Given problem: Transcribe every line exactly. Leave the pictures behind.

Provided material:
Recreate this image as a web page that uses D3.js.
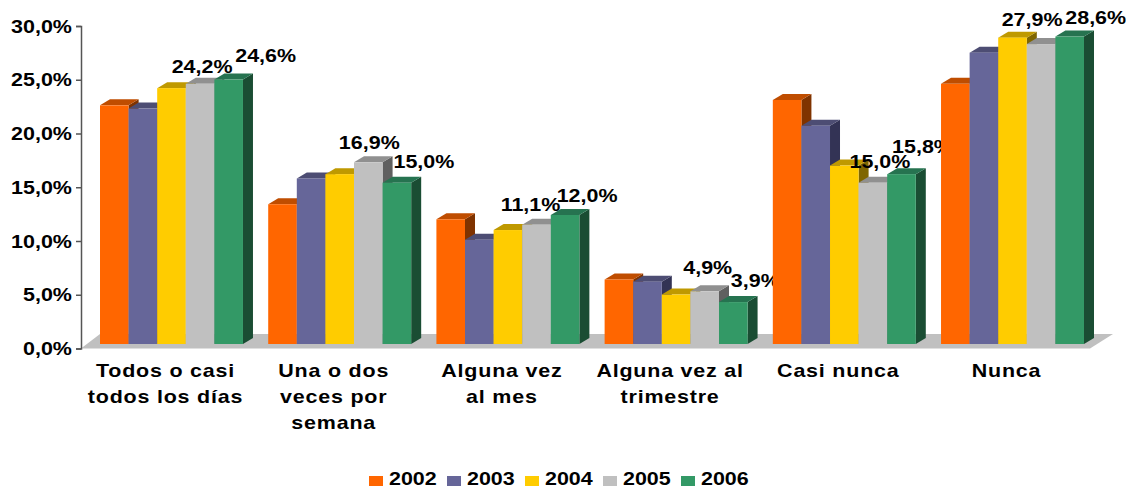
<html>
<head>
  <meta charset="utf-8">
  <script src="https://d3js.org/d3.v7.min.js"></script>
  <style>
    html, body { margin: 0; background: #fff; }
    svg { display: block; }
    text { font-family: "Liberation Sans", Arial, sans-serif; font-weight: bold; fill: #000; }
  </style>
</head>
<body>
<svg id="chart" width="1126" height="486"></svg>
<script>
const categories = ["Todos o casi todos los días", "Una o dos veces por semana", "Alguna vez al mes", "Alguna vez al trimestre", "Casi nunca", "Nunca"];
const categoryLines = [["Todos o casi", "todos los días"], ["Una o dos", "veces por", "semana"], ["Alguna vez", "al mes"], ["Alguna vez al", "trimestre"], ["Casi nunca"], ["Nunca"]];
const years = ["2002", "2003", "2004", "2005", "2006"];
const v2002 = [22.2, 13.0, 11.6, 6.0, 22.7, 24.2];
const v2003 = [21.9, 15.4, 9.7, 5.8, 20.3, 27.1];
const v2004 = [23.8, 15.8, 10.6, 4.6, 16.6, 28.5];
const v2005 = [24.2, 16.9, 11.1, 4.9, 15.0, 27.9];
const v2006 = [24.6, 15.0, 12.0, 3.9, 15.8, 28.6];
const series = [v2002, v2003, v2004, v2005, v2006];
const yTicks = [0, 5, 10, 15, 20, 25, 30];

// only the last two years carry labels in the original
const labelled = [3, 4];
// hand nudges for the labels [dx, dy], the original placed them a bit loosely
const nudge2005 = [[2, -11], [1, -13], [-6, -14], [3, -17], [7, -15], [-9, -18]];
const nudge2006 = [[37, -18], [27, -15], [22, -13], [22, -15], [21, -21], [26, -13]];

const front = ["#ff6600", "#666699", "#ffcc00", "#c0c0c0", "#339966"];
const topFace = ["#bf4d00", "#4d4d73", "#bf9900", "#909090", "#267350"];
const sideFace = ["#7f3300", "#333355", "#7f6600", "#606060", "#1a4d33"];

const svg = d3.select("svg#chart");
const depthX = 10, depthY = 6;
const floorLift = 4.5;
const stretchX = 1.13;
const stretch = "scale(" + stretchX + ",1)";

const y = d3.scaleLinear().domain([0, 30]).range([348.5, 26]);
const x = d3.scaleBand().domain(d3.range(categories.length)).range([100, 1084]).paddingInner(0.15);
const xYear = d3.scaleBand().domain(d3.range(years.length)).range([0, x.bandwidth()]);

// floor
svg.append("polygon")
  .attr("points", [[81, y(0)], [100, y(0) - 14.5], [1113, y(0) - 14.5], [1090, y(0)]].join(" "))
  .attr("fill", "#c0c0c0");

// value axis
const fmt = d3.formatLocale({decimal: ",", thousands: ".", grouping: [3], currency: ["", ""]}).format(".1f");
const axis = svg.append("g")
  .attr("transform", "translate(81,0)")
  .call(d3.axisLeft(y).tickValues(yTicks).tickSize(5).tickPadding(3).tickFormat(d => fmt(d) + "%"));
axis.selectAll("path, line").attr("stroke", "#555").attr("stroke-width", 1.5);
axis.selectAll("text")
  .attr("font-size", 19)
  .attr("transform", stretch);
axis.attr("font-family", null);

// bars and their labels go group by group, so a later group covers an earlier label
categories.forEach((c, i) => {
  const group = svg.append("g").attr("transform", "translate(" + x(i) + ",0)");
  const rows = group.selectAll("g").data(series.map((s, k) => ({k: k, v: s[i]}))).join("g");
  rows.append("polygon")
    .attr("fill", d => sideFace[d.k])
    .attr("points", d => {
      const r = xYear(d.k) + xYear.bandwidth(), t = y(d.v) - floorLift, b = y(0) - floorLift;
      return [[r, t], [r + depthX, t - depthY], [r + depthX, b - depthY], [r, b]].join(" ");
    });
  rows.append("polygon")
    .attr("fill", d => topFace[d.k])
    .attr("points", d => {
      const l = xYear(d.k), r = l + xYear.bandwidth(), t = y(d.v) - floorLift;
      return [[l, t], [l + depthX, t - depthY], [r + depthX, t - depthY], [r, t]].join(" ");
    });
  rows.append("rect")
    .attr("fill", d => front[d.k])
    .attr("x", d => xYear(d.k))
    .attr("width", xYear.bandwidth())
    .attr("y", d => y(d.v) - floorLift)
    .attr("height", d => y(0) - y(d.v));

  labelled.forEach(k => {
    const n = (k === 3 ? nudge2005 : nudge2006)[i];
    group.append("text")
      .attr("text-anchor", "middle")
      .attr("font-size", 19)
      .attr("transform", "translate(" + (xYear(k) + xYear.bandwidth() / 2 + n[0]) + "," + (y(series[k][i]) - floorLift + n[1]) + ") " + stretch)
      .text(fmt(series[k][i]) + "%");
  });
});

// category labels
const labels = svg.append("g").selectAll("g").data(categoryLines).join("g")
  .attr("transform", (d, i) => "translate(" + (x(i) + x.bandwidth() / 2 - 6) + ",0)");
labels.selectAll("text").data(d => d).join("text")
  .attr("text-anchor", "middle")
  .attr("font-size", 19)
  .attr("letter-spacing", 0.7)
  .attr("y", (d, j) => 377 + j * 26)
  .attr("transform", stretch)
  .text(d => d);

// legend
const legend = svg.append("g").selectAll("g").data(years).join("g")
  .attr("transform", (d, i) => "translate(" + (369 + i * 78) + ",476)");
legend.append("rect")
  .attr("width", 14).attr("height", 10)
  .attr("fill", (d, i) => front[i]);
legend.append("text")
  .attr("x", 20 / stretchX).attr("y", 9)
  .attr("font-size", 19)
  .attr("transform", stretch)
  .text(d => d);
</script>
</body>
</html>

Finished exercise:
Recreate this image as a web page that uses D3.js.
<html>
<head>
  <meta charset="utf-8">
  <script src="https://d3js.org/d3.v7.min.js"></script>
  <style>
    html, body { margin: 0; background: #fff; }
    svg { display: block; }
    text { font-family: "Liberation Sans", Arial, sans-serif; font-weight: bold; fill: #000; }
  </style>
</head>
<body>
<svg id="chart" width="1126" height="486"></svg>
<script>
const categories = ["Todos o casi todos los días", "Una o dos veces por semana", "Alguna vez al mes", "Alguna vez al trimestre", "Casi nunca", "Nunca"];
const categoryLines = [["Todos o casi", "todos los días"], ["Una o dos", "veces por", "semana"], ["Alguna vez", "al mes"], ["Alguna vez al", "trimestre"], ["Casi nunca"], ["Nunca"]];
const years = ["2002", "2003", "2004", "2005", "2006"];
const v2002 = [22.2, 13.0, 11.6, 6.0, 22.7, 24.2];
const v2003 = [21.9, 15.4, 9.7, 5.8, 20.3, 27.1];
const v2004 = [23.8, 15.8, 10.6, 4.6, 16.6, 28.5];
const v2005 = [24.2, 16.9, 11.1, 4.9, 15.0, 27.9];
const v2006 = [24.6, 15.0, 12.0, 3.9, 15.8, 28.6];
const series = [v2002, v2003, v2004, v2005, v2006];
const yTicks = [0, 5, 10, 15, 20, 25, 30];

// only the last two years carry labels in the original
const labelled = [3, 4];
// hand nudges for the labels [dx, dy], the original placed them a bit loosely
const nudge2005 = [[2, -11], [1, -13], [-6, -14], [3, -17], [7, -15], [-9, -18]];
const nudge2006 = [[37, -18], [27, -15], [22, -13], [22, -15], [21, -21], [26, -13]];

const front = ["#ff6600", "#666699", "#ffcc00", "#c0c0c0", "#339966"];
const topFace = ["#bf4d00", "#4d4d73", "#bf9900", "#909090", "#267350"];
const sideFace = ["#7f3300", "#333355", "#7f6600", "#606060", "#1a4d33"];

const svg = d3.select("svg#chart");
const depthX = 10, depthY = 6;
const floorLift = 4.5;
const stretchX = 1.13;
const stretch = "scale(" + stretchX + ",1)";

const y = d3.scaleLinear().domain([0, 30]).range([348.5, 26]);
const x = d3.scaleBand().domain(d3.range(categories.length)).range([100, 1084]).paddingInner(0.15);
const xYear = d3.scaleBand().domain(d3.range(years.length)).range([0, x.bandwidth()]);

// floor
svg.append("polygon")
  .attr("points", [[81, y(0)], [100, y(0) - 14.5], [1113, y(0) - 14.5], [1090, y(0)]].join(" "))
  .attr("fill", "#c0c0c0");

// value axis
const fmt = d3.formatLocale({decimal: ",", thousands: ".", grouping: [3], currency: ["", ""]}).format(".1f");
const axis = svg.append("g")
  .attr("transform", "translate(81,0)")
  .call(d3.axisLeft(y).tickValues(yTicks).tickSize(5).tickPadding(3).tickFormat(d => fmt(d) + "%"));
axis.selectAll("path, line").attr("stroke", "#555").attr("stroke-width", 1.5);
axis.selectAll("text")
  .attr("font-size", 19)
  .attr("transform", stretch);
axis.attr("font-family", null);

// bars and their labels go group by group, so a later group covers an earlier label
categories.forEach((c, i) => {
  const group = svg.append("g").attr("transform", "translate(" + x(i) + ",0)");
  const rows = group.selectAll("g").data(series.map((s, k) => ({k: k, v: s[i]}))).join("g");
  rows.append("polygon")
    .attr("fill", d => sideFace[d.k])
    .attr("points", d => {
      const r = xYear(d.k) + xYear.bandwidth(), t = y(d.v) - floorLift, b = y(0) - floorLift;
      return [[r, t], [r + depthX, t - depthY], [r + depthX, b - depthY], [r, b]].join(" ");
    });
  rows.append("polygon")
    .attr("fill", d => topFace[d.k])
    .attr("points", d => {
      const l = xYear(d.k), r = l + xYear.bandwidth(), t = y(d.v) - floorLift;
      return [[l, t], [l + depthX, t - depthY], [r + depthX, t - depthY], [r, t]].join(" ");
    });
  rows.append("rect")
    .attr("fill", d => front[d.k])
    .attr("x", d => xYear(d.k))
    .attr("width", xYear.bandwidth())
    .attr("y", d => y(d.v) - floorLift)
    .attr("height", d => y(0) - y(d.v));

  labelled.forEach(k => {
    const n = (k === 3 ? nudge2005 : nudge2006)[i];
    group.append("text")
      .attr("text-anchor", "middle")
      .attr("font-size", 19)
      .attr("transform", "translate(" + (xYear(k) + xYear.bandwidth() / 2 + n[0]) + "," + (y(series[k][i]) - floorLift + n[1]) + ") " + stretch)
      .text(fmt(series[k][i]) + "%");
  });
});

// category labels
const labels = svg.append("g").selectAll("g").data(categoryLines).join("g")
  .attr("transform", (d, i) => "translate(" + (x(i) + x.bandwidth() / 2 - 6) + ",0)");
labels.selectAll("text").data(d => d).join("text")
  .attr("text-anchor", "middle")
  .attr("font-size", 19)
  .attr("letter-spacing", 0.7)
  .attr("y", (d, j) => 377 + j * 26)
  .attr("transform", stretch)
  .text(d => d);

// legend
const legend = svg.append("g").selectAll("g").data(years).join("g")
  .attr("transform", (d, i) => "translate(" + (369 + i * 78) + ",476)");
legend.append("rect")
  .attr("width", 14).attr("height", 10)
  .attr("fill", (d, i) => front[i]);
legend.append("text")
  .attr("x", 20 / stretchX).attr("y", 9)
  .attr("font-size", 19)
  .attr("transform", stretch)
  .text(d => d);
</script>
</body>
</html>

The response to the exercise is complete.